>>>>>
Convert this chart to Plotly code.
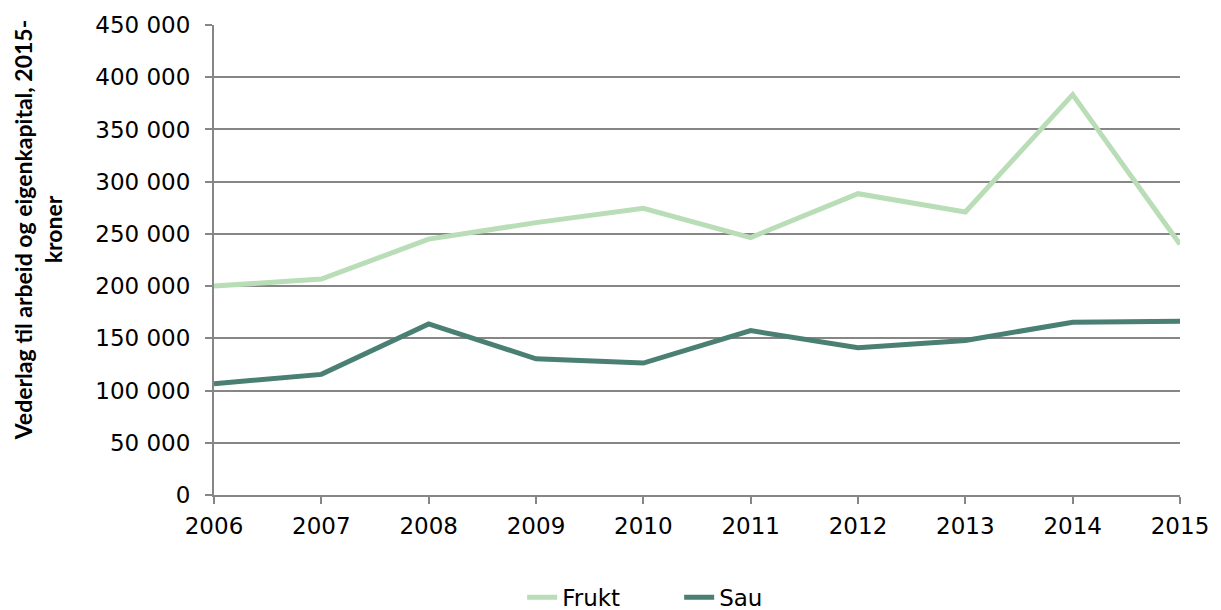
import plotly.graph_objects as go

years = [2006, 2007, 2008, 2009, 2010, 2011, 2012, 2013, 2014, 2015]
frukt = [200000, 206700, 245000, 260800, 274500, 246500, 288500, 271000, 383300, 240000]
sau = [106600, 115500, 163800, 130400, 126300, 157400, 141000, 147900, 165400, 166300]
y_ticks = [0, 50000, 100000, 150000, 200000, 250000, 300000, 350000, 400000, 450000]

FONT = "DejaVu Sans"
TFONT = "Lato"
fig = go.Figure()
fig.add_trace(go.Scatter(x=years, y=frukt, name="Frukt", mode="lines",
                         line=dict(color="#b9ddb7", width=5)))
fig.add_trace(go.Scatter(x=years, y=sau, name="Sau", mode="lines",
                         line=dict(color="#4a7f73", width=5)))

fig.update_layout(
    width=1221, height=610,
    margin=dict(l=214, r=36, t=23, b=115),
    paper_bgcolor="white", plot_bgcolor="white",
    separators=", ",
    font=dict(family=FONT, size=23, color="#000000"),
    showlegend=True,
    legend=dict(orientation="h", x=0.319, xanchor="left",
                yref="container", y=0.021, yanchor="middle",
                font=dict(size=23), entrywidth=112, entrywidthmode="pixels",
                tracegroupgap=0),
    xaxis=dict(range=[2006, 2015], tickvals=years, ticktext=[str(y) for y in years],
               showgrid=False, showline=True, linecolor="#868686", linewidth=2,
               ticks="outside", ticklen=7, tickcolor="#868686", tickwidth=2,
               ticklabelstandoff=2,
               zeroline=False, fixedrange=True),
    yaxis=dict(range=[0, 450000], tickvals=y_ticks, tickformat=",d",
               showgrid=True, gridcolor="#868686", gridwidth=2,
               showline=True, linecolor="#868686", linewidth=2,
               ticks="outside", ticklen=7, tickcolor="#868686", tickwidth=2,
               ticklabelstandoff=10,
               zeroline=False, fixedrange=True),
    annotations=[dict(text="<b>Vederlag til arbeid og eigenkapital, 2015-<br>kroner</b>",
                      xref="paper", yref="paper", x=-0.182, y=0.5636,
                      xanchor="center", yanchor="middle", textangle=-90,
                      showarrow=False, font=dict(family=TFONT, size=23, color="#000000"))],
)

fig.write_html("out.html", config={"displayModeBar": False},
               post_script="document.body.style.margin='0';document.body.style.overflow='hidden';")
<<<<<
Directions for this task
Reproduce the material word for word. Any pictures should be left out of the copy.

Task answer
Convert this chart to Plotly code.
import plotly.graph_objects as go

years = [2006, 2007, 2008, 2009, 2010, 2011, 2012, 2013, 2014, 2015]
frukt = [200000, 206700, 245000, 260800, 274500, 246500, 288500, 271000, 383300, 240000]
sau = [106600, 115500, 163800, 130400, 126300, 157400, 141000, 147900, 165400, 166300]
y_ticks = [0, 50000, 100000, 150000, 200000, 250000, 300000, 350000, 400000, 450000]

FONT = "DejaVu Sans"
TFONT = "Lato"
fig = go.Figure()
fig.add_trace(go.Scatter(x=years, y=frukt, name="Frukt", mode="lines",
                         line=dict(color="#b9ddb7", width=5)))
fig.add_trace(go.Scatter(x=years, y=sau, name="Sau", mode="lines",
                         line=dict(color="#4a7f73", width=5)))

fig.update_layout(
    width=1221, height=610,
    margin=dict(l=214, r=36, t=23, b=115),
    paper_bgcolor="white", plot_bgcolor="white",
    separators=", ",
    font=dict(family=FONT, size=23, color="#000000"),
    showlegend=True,
    legend=dict(orientation="h", x=0.319, xanchor="left",
                yref="container", y=0.021, yanchor="middle",
                font=dict(size=23), entrywidth=112, entrywidthmode="pixels",
                tracegroupgap=0),
    xaxis=dict(range=[2006, 2015], tickvals=years, ticktext=[str(y) for y in years],
               showgrid=False, showline=True, linecolor="#868686", linewidth=2,
               ticks="outside", ticklen=7, tickcolor="#868686", tickwidth=2,
               ticklabelstandoff=2,
               zeroline=False, fixedrange=True),
    yaxis=dict(range=[0, 450000], tickvals=y_ticks, tickformat=",d",
               showgrid=True, gridcolor="#868686", gridwidth=2,
               showline=True, linecolor="#868686", linewidth=2,
               ticks="outside", ticklen=7, tickcolor="#868686", tickwidth=2,
               ticklabelstandoff=10,
               zeroline=False, fixedrange=True),
    annotations=[dict(text="<b>Vederlag til arbeid og eigenkapital, 2015-<br>kroner</b>",
                      xref="paper", yref="paper", x=-0.182, y=0.5636,
                      xanchor="center", yanchor="middle", textangle=-90,
                      showarrow=False, font=dict(family=TFONT, size=23, color="#000000"))],
)

fig.write_html("out.html", config={"displayModeBar": False},
               post_script="document.body.style.margin='0';document.body.style.overflow='hidden';")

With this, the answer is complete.